Flacco: Result 'really explains it all'
UPON FURTHER REVIEW
Averaging just 64 yards per game rushing, the Ravens may have to change their offensive approach.
For three consecutive games, the Ravens have been shutout in the first quarter.
Instead of trying to establish the running game early, Joe Flacco should come out throwing against the Dolphins in Week 5. Try to get Torrey Smith, the Ravens’ best receiver, some early touches. Give Flacco and all of his receivers a chance to find an early rhythm.
Trying to establish the running game early has not worked for the Ravens. Regardless of the opponent, the Ravens have been unable to run the football effectively this season. They expected to have success against the Bills, who entered the game ranked 30th in the NFL against the run. But the Ravens’ running game was throttled. They called six running plays in the first quarter, and never gained more than three yards on any of them.

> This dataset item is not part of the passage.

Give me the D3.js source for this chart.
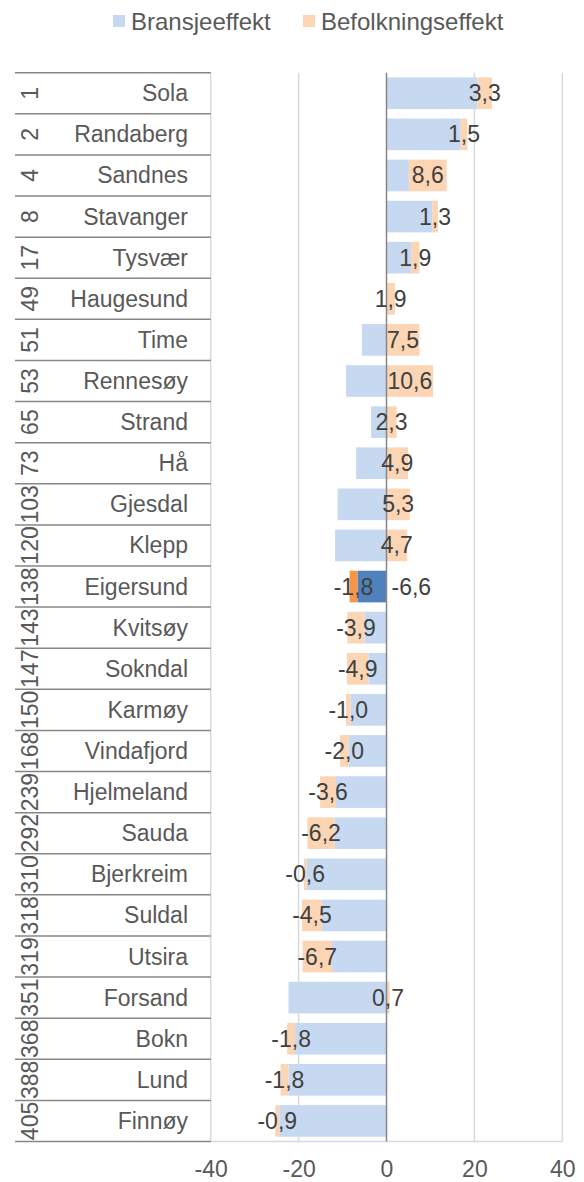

In the second half, the Ravens abandoned the running game. They did not call a single running play in the third quarter, not even a draw. They only called two running plays in the entire second half, in a game they only lost by three points.
If you are going to abandon the run late, why not do it earlier? Start the game trying to move the football through the air. Spread the field, force the defense to honor the pass, and perhaps that will make it easier for the Ravens to run the football as the game progresses.
There has been much consternation about the Ravens only calling nine running plays against the Bills, while Flacco threw the ball 50 times. It’s a valid concern. It will be hard for the Ravens to win consistently with that kind of lopsided run-pass ratio.
However, there may not be a quick solution to fixing the running game. So far, the Ravens have been perplexed by the problem. They have two quality running backs in Ray Rice and Bernard Pierce. They thought the offensive line would be a strong point, with four starters returning from the unit that played so well during the Super Bowl run.
Yet, the Ravens’ run struggles have continued. It’s a problem that could linger all season. At this point, trying to establish the running game early seems like an exercise in futility. The result has been slow starts offensively, and getting into numerous second-and-long, and third-and-long situations.
The Ravens should throw more early. If the Ravens can start faster, maybe even score points in the first quarter, playing catch-up in the second half may not be necessary. Maybe they can run the ball more effectively in the second half, against a defense that is slightly more fatigued.
You can win in today’s NFL without a stellar running attack. But it’s hard to play catch-up on the road and expect to win consistently.
Next Sunday in South Florida against the Dolphins, the Ravens need to figure out how to start the game faster. Flacco is not going to throw five interceptions every week. Instead of relying on Flacco after the Ravens fall behind, put the ball in his hands early, and hope he has a hot start. Maybe the passing game can be the spark that helps ignite the running game.